Larangan perjalanan terhadap Yoon, seperti dilansir AFP, Senin (9/12/2024), diungkapkan oleh Komisioner Layanan Imigrasi pada Kementerian Kehakiman Korsel, Bae Sang Up, saat berbicara kepada para anggota parlemen dalam sidang terbaru.
Ketika ditanya salah satu anggota parlemen soal apakah Yoon telah dilarang untuk meninggalkan Korsel, Bae menjawab: “Iya, benar.”
Laporan kantor berita Yonhap dalam laporannya menyebut larangan perjalanan itu diterapkan oleh Kementerian Kehakiman Korsel tak lama setelah Kantor Penyelidikan Korupsi untuk Pejabat Tinggi (CIO) mengumumkan pihaknya telah mengajukan permintaan tersebut.
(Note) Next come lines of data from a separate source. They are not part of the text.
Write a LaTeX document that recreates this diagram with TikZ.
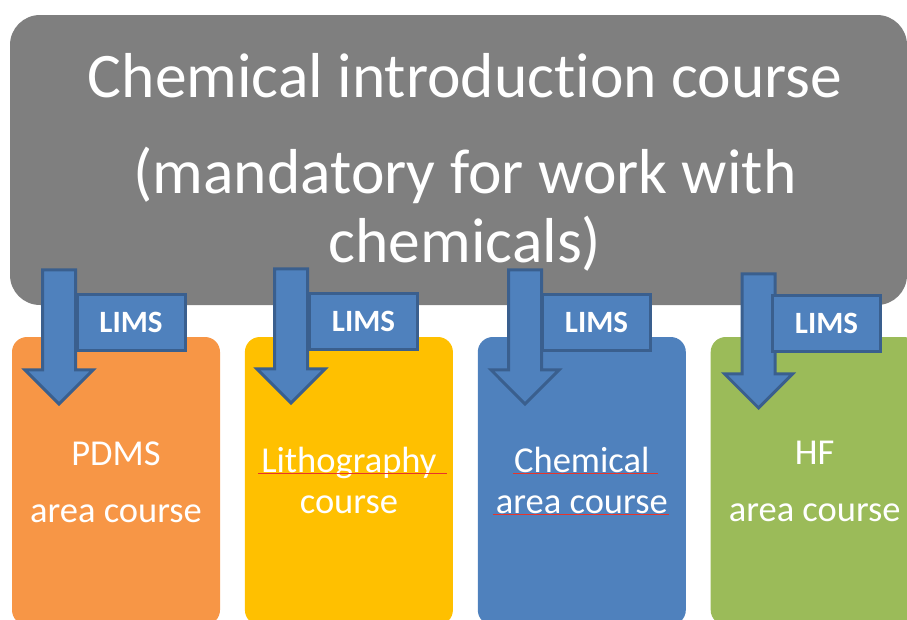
\documentclass[tikz,border=0pt]{standalone}
\usepackage{fontspec}
\setmainfont{Carlito}[Ligatures=NoCommon]
\usetikzlibrary{positioning,shapes.arrows}
\definecolor{titlegray}{HTML}{7F7F7F}
\definecolor{pdmsorange}{HTML}{F79646}
\definecolor{lithoyellow}{HTML}{FFC000}
\definecolor{chemblue}{HTML}{4F81BD}
\definecolor{hfgreen}{HTML}{9BBB59}
\definecolor{limsfill}{HTML}{4F81BD}
\definecolor{limsline}{HTML}{3A5F8E}
\definecolor{spellred}{HTML}{E8342A}

\begin{document}
\begin{tikzpicture}[x=1pt,y=-1pt,node distance=24.5pt,
    titlebox/.style={fill=titlegray, rounded corners=30pt, minimum width=897pt, minimum height=290pt},
    titletext/.style={text=white, align=center, inner sep=0pt, font=\fontsize{63.5}{69}\selectfont},
    coursebox/.style={fill=#1, rounded corners=15pt, minimum width=208pt, minimum height=288pt, inner sep=0pt},
    coursetext/.style={text=white, align=center, inner sep=0pt, font=\fontsize{36.5}{#1}\selectfont},
    downarrow/.style={single arrow, shape border rotate=270, draw=limsline, fill=limsfill, line width=3pt,
        inner sep=15pt, minimum height=134pt, minimum width=65pt, single arrow head extend=17.5pt, anchor=tip},
    limsbox/.style={draw=limsline, fill=limsfill, line width=3pt, minimum width=108pt, minimum height=56pt,
        inner sep=0pt, text=white, font=\bfseries\fontsize{31}{32}\selectfont},
    spellmark/.style={spellred, line width=0.6pt}]
            \useasboundingbox (0,0) rectangle (907,619);
            \clip (0,0) rectangle (907,619);

            \node[titlebox] (intro) at (458.5,160) {};
            \node[titletext, anchor=north] (intro_text) at (465,53)
                {Chemical introduction course\\[27pt] (mandatory for work with\\ chemicals)};

            \node[coursebox=pdmsorange] (pdms) at (116,481) {};
            \node[coursebox=lithoyellow] (litho) [right=of pdms] {};
            \node[coursebox=chemblue] (chem) [right=of litho] {};
            \node[coursebox=hfgreen] (hf) [right=of chem] {};

            \node[coursetext=57, anchor=north] (pdms_text) [below=104.5pt of pdms.north] {PDMS\\ area course};
            \node[coursetext=41, anchor=north] (litho_text) [below=110pt of litho.north] {Lithography\\ course};
            \node[coursetext=41, anchor=north] (chem_text) [below=110pt of chem.north] {Chemical\\ area course};
            \node[coursetext=57, anchor=north] (hf_text) [below=104.5pt of hf.north] {HF\\ area course};

            \draw[spellmark] (258,473) -- (447,473);
            \draw[spellmark] (513,473) -- (658,473);
            \draw[spellmark] (493,514) -- (669,514);

            \node[downarrow] (arrow_1) at (59,406) {};
            \node[downarrow] (arrow_2) at (291,405) {};
            \node[downarrow] (arrow_3) at (525,406) {};
            \node[downarrow] (arrow_4) at (758.5,410) {};

            \node[limsbox] (lims_1) at (131,322.5) {LIMS};
            \node[limsbox] (lims_2) at (363.5,321.5) {LIMS};
            \node[limsbox] (lims_3) at (596.5,322.5) {LIMS};
            \node[limsbox] (lims_4) at (826.5,323) {LIMS};
        \end{tikzpicture}
\end{document}
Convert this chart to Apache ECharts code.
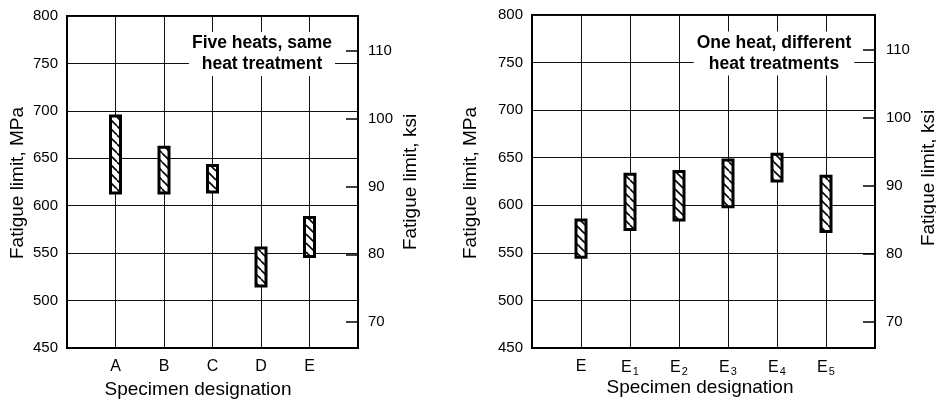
<!DOCTYPE html>
<html>
<head>
<meta charset="utf-8">
<script src="https://cdn.jsdelivr.net/npm/echarts@6/dist/echarts.min.js"></script>
<style>
  html, body { margin: 0; padding: 0; background: #fff; }
  #chart { width: 936px; height: 400px; }
</style>
</head>
<body>
<div id="chart"></div>
<script>
// ---- data ----
const leftCats = ['A', 'B', 'C', 'D', 'E'];
const leftLow  = [612, 612, 613, 514, 545];   // MPa
const leftHigh = [696, 663, 644, 557, 589];   // MPa

const rightCats = ['E', 'E1', 'E2', 'E3', 'E4', 'E5'];
const rightLow  = [544, 573, 583, 597, 624, 571];  // MPa
const rightHigh = [586, 634, 637, 649, 655, 632];  // MPa

const mpaMin = 450, mpaMax = 800, mpaStep = 50;
const ksiTicks = [70, 80, 90, 100, 110];
const ksiMin = 66.2, ksiMax = 115.1;

const leftNote  = 'Five heats, same\nheat treatment';
const rightNote = 'One heat, different\nheat treatments';
const yTitleMPa = 'Fatigue limit, MPa';
const yTitleKsi = 'Fatigue limit, ksi';
const xTitle = 'Specimen designation';

// ---- styling ----
const SANS = '"Liberation Sans", Arial, Helvetica, sans-serif';
const NARROW = '"Liberation Sans Narrow", "Arial Narrow", "Liberation Sans", Arial, sans-serif';

function hatchPattern() {
  const s = 9;
  const c = document.createElement('canvas');
  c.width = s; c.height = s;
  const g = c.getContext('2d');
  g.fillStyle = '#fff';
  g.fillRect(0, 0, s, s);
  g.strokeStyle = '#000';
  g.lineWidth = 1.6;
  for (const k of [-s, 0, s]) {
    g.beginPath();
    g.moveTo(k, 0);
    g.lineTo(k + s, s);
    g.stroke();
  }
  return c;
}
const pattern = { image: hatchPattern(), repeat: 'repeat' };

function renderRange(params, api) {
  const x = api.value(0), lo = api.value(1), hi = api.value(2);
  const pTop = api.coord([x, hi]);
  const pBot = api.coord([x, lo]);
  const w = 10;
  return {
    type: 'rect',
    shape: { x: pTop[0] - w / 2, y: pTop[1] + 1.4, width: w, height: pBot[1] - pTop[1] - 2.8 },
    style: { fill: pattern, stroke: '#000', lineWidth: 3 }
  };
}

function mpaAxis(gridIndex) {
  return {
    type: 'value', gridIndex, position: 'left',
    min: mpaMin, max: mpaMax, interval: mpaStep,
    axisLine: { show: true, lineStyle: { color: '#000', width: 2 } },
    axisTick: { show: false },
    axisLabel: { color: '#000', fontSize: 15, fontFamily: NARROW, margin: 9 },
    splitLine: { show: true, lineStyle: { color: '#111', width: 1 } }
  };
}
function ksiAxis(gridIndex, margin) {
  return {
    type: 'value', gridIndex, position: 'right',
    min: ksiMin, max: ksiMax,
    axisLine: { show: true, lineStyle: { color: '#000', width: 2 } },
    axisTick: { show: true, inside: true, length: 12, customValues: ksiTicks,
                lineStyle: { color: '#000', width: 1.5 } },
    axisLabel: { color: '#000', fontSize: 15, fontFamily: NARROW, margin, customValues: ksiTicks },
    splitLine: { show: false }
  };
}
function catAxis(gridIndex, cats) {
  return {
    type: 'value', gridIndex, position: 'bottom',
    min: 0, max: cats.length + 1, interval: 1,
    axisLine: { show: true, lineStyle: { color: '#000', width: 2 } },
    axisTick: { show: false },
    axisLabel: {
      color: '#000', margin: 10,
      formatter: v => {
        const c = cats[v - 1];
        if (!c) return '';
        return '{b|' + c[0] + '}' + (c.length > 1 ? '{s|' + c.slice(1) + '}' : '');
      },
      rich: {
        b: { fontSize: 16, fontFamily: SANS, color: '#000', lineHeight: 18 },
        s: { fontSize: 11, fontFamily: SANS, color: '#000', verticalAlign: 'bottom', padding: [8, 0, 0, 1] }
      }
    },
    splitLine: { show: true, lineStyle: { color: '#111', width: 1 } }
  };
}

function titleText(x, y, text, rot) {
  return {
    type: 'text', x, y, rotation: rot || 0, z: 100,
    style: { text, fontSize: 19, fontFamily: SANS, fill: '#000', align: 'center', verticalAlign: 'middle' }
  };
}
function noteText(x, y, text) {
  return {
    type: 'text', x, y, z: 100,
    style: {
      text, fontSize: 17.5, fontWeight: 'bold', fontFamily: SANS, fill: '#000',
      align: 'center', verticalAlign: 'middle', lineHeight: 21,
      backgroundColor: '#fff', padding: [1, 3, 1, 3]
    }
  };
}

const chart = echarts.init(document.getElementById('chart'), null, { renderer: 'canvas' });
chart.setOption({
  animation: false,
  backgroundColor: '#fff',
  grid: [
    { left: 67, top: 16, width: 291, height: 332, show: true, borderColor: '#000', borderWidth: 2, backgroundColor: 'transparent' },
    { left: 532, top: 15, width: 343, height: 333, show: true, borderColor: '#000', borderWidth: 2, backgroundColor: 'transparent' }
  ],
  xAxis: [catAxis(0, leftCats), catAxis(1, rightCats)],
  yAxis: [mpaAxis(0), ksiAxis(0, 10), mpaAxis(1), ksiAxis(1, 11)],
  series: [
    {
      type: 'custom', xAxisIndex: 0, yAxisIndex: 0, renderItem: renderRange,
      encode: { x: 0, y: [1, 2] },
      data: leftCats.map((c, i) => [i + 1, leftLow[i], leftHigh[i]]), z: 10
    },
    {
      type: 'custom', xAxisIndex: 1, yAxisIndex: 2, renderItem: renderRange,
      encode: { x: 0, y: [1, 2] },
      data: rightCats.map((c, i) => [i + 1, rightLow[i], rightHigh[i]]), z: 10
    }
  ],
  graphic: [
    noteText(262, 54, leftNote),
    noteText(774, 53.5, rightNote),
    titleText(18, 183, yTitleMPa, Math.PI / 2),
    titleText(471, 183, yTitleMPa, Math.PI / 2),
    titleText(411, 182, yTitleKsi, Math.PI / 2),
    titleText(929, 178, yTitleKsi, Math.PI / 2),
    titleText(198, 390, xTitle),
    titleText(700, 388, xTitle)
  ]
});
</script>
</body>
</html>
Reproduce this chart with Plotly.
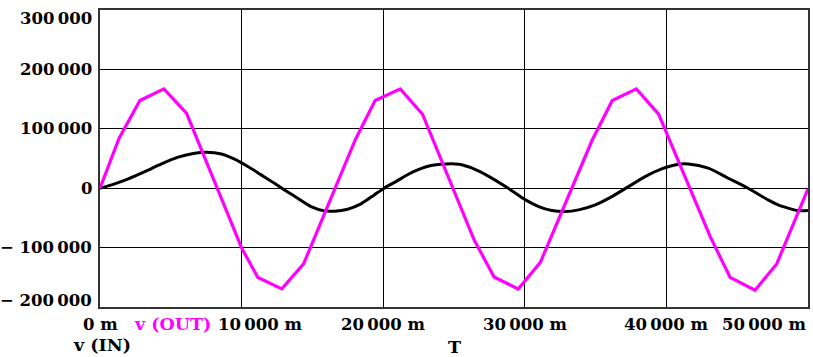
import plotly.graph_objects as go

# ---- data ----
t_in = [0, 824, 1993, 3169, 4345, 5514, 6690, 7514, 8570, 9507, 10443, 11387,
        12323, 13028, 13964, 14908, 15845, 16549, 17486, 18429, 19366, 20070,
        20894, 22063, 23239, 24415, 25351, 26288, 27485, 28640, 29344, 30048,
        30985, 31921, 32865, 33802, 34978, 36147, 37323, 38499, 39668, 40866,
        41550, 42960, 44366, 45770, 47180, 47890, 49300, 50000]
v_in = [0, 5600, 15700, 27900, 40900, 52200, 58900, 60600, 57700, 48800, 36400, 22400,
        8400, -2900, -16800, -31000, -38200, -38700, -35400, -26400, -11300, 0,
        11100, 26900, 37500, 40900, 40400, 33700, 19500, 2700, -8400, -19700,
        -31000, -37700, -39400, -36500, -28100, -14100, 2700, 19500, 32500, 40400,
        40900, 33700, 16800, 0, -19700, -28100, -37700, -37700]

t_out = [0, 1350, 2818, 4509, 6108, 10000, 11150, 12840, 14370,
         18040, 19430, 21205, 22776, 26420, 27830, 29540, 31100,
         34770, 36180, 37880, 39450, 43095, 44500, 46260, 47780, 50000]
v_out = [0, 84000, 147500, 167200, 126300, -100500, -150200, -169500, -127900,
         82000, 147500, 167200, 124500, -87000, -149400, -169800, -124800,
         81500, 147700, 167200, 124600, -81500, -150200, -171700, -128000, -1200]

x_tick_vals = [0, 10000, 20000, 30000, 40000, 50000]
x_tick_text = ["0 m", "10\u2009000 m", "20\u2009000 m", "30\u2009000 m", "40\u2009000 m", "50\u2009000 m"]
y_tick_vals = [300000, 200000, 100000, 0, -100000, -200000]
y_tick_text = ["300\u2009000", "200\u2009000", "100\u2009000", "0", "\u2212 100\u2009000", "\u2212 200\u2009000"]

series_names = ["v (IN)", "v (OUT)"]
axis_title = "T"

FONT = dict(family="DejaVu Serif", size=16.5, color="black", weight="bold")
LFONT = dict(family="DejaVu Serif", size=17.5, color="black", weight="bold")

fig = go.Figure()
fig.add_trace(go.Scatter(x=t_in, y=v_in, mode="lines", name=series_names[0],
                         line=dict(color="black", width=3, shape="spline", smoothing=0.7)))
fig.add_trace(go.Scatter(x=t_out, y=v_out, mode="lines", name=series_names[1],
                         line=dict(color="#FF00FF", width=3.2)))

annotations = []
# y tick labels
for v, txt in zip(y_tick_vals, y_tick_text):
    ys = 0
    if v == y_tick_vals[0]:
        ys = -8
    elif v == y_tick_vals[-1]:
        ys = 7
    annotations.append(dict(x=0, xref="paper", y=v, yref="y", text=txt, showarrow=False,
                            xanchor="right", yanchor="middle", xshift=-6, yshift=ys, font=FONT))
# x tick labels
for v, txt in zip(x_tick_vals, x_tick_text):
    xa, xs = "center", 0
    if v == x_tick_vals[-1]:
        xa = "right"
    elif v == 10000:
        xs = 18
    annotations.append(dict(x=v, xref="x", y=0, yref="paper", text=txt, showarrow=False,
                            xanchor=xa, yanchor="middle", xshift=xs, yshift=-17, font=FONT))
# legend-like labels
annotations.append(dict(x=(132 - 100) / 710, xref="paper", y=0, yref="paper", text=series_names[1],
                        showarrow=False, xanchor="left", yanchor="middle", yshift=-17,
                        font=dict(LFONT, color="#FF00FF")))
annotations.append(dict(x=(71 - 100) / 710, xref="paper", y=0, yref="paper", text=series_names[0],
                        showarrow=False, xanchor="left", yanchor="middle", yshift=-38,
                        font=LFONT))
annotations.append(dict(x=0.5, xref="paper", y=0, yref="paper", text=axis_title,
                        showarrow=False, xanchor="center", yanchor="middle", yshift=-40,
                        font=LFONT))

fig.update_layout(
    width=813, height=357,
    margin=dict(l=100, r=3, t=10, b=50),
    paper_bgcolor="white", plot_bgcolor="white",
    showlegend=False,
    annotations=annotations,
    xaxis=dict(range=[0, 50000], tickvals=x_tick_vals, showticklabels=False, ticks="",
               showgrid=True, gridcolor="black", gridwidth=1, zeroline=False,
               showline=True, linecolor="#333", linewidth=1.5, mirror=True),
    yaxis=dict(range=[-200000, 300000], tickvals=y_tick_vals, showticklabels=False, ticks="",
               showgrid=True, gridcolor="black", gridwidth=1,
               zeroline=True, zerolinecolor="black", zerolinewidth=1,
               showline=True, linecolor="#333", linewidth=1.5, mirror=True),
)

fig.write_html("out.html", config={"displayModeBar": False},
               post_script="document.body.style.margin='0';document.body.style.overflow='hidden';")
Kepolisian Korsel sedang melakukan penyelidikan terhadap Yoon atas dugaan pemberontakan dan beberapa tuduhan lainnya terkait penerapan darurat militer singkat pada Selasa (3/12) malam hingga Rabu (4/12) pagi pekan lalu.
Meskipun Presiden Korsel secara umum kebal dari penuntutan pidana saat masih menjabat, namun kekebalan hukum itu tidak berlaku untuk tuduhan pemberontakan atau makar.
Jaksa Korsel, Park Se Hyun, yang memimpin investigasi khusus terhadap darurat militer yang ditetapkan Yoon pekan lalu, mengatakan pada Minggu (8/12) bahwa sang presiden telah ditetapkan sebagai tersangka atas sejumlah tuduhan, termasuk makar.
“Penyelidikan sedang dilakukan sesuai dengan prosesnya,” ucap jaksa Park saat berbicara kepada wartawan setempat, seperti dilansir NBC News.
Pada Sabtu (7/12), Yoon lolos dari pemakzulan yang diupayakan oposisi dalam parlemen Korsel. Mosi pemakzulan yang diajukan Partai Demokrat, sebagai oposisi utama, dan beberapa partai oposisi lainnya gagal disetujui setelah aksi walkout oleh hampir seluruh anggota parlemen dari partai berkuasa, Partai Kekuatan Rakyat (PPP), yang menaungi Yoon.
Dibutuhkan dua pertiga suara anggota parlemen, atau 200 anggota dari total 300 anggota parlemen Korsel, untuk bisa meloloskan mosi pemakzulan tersebut. Ketidakhadiran sebagian besar anggota parlemen PPP itu membuat voting untuk mosi pemakzulan Yoon gagal mencapai kuorum yang dibutuhkan.
Partai Demokrat dan partai-partai oposisi kecil lainnya secara total menguasai 192 kursi dalam parlemen, sehingga kurang delapan suara untuk bisa meloloskan mosi pemakzulan tersebut.